### Problem statement
Only a number is wanted. Count the lines holding the string "this".

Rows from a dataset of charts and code
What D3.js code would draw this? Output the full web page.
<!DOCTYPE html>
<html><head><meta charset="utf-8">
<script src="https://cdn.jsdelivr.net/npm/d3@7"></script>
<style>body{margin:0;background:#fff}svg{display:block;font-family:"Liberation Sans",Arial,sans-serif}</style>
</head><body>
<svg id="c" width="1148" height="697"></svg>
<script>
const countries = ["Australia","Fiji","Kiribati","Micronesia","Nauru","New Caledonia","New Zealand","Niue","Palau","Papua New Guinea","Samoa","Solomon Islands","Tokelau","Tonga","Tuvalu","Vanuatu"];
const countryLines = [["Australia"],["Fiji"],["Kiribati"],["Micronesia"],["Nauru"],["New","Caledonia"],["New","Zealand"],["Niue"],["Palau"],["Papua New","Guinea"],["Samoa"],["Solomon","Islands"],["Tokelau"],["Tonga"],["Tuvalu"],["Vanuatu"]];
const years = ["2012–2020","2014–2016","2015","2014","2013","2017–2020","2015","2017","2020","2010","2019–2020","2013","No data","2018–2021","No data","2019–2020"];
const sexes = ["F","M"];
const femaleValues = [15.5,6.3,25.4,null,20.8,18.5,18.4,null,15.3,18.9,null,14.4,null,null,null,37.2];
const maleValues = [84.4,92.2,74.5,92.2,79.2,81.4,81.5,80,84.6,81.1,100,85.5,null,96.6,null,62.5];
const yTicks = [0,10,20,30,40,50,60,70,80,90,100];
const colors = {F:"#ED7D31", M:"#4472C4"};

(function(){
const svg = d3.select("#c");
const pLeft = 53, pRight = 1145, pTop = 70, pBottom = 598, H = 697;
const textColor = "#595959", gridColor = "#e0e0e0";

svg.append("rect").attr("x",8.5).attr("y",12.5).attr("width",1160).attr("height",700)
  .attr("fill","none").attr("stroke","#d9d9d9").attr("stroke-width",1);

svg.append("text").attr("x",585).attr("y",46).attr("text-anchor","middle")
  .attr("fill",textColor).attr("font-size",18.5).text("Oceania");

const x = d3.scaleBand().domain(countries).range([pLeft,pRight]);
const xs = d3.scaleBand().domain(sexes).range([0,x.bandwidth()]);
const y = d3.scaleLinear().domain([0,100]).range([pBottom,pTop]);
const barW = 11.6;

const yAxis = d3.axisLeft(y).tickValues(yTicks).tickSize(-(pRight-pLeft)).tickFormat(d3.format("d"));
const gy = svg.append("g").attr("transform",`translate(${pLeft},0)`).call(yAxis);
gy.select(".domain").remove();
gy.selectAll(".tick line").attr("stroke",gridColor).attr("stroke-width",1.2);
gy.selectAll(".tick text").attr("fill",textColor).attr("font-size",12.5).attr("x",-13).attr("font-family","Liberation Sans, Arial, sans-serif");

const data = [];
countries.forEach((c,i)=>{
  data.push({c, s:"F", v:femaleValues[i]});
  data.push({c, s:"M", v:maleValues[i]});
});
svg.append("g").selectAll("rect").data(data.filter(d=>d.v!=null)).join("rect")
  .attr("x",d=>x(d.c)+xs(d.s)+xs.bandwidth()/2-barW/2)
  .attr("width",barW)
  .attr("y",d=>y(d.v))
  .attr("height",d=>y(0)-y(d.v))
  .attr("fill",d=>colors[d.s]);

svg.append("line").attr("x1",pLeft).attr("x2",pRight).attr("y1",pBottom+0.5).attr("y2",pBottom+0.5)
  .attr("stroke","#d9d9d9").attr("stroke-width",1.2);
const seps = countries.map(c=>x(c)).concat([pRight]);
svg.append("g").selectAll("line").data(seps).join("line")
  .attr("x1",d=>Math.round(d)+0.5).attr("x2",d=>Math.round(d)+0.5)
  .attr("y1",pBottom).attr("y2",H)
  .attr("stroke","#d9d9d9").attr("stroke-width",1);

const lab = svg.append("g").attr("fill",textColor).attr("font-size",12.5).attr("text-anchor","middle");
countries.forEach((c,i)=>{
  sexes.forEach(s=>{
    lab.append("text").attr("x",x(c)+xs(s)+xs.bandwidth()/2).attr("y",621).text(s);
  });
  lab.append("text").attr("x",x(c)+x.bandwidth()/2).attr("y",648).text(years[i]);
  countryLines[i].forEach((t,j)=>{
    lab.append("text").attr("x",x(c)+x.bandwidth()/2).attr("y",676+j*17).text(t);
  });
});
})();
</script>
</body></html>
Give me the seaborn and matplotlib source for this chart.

### Final result
2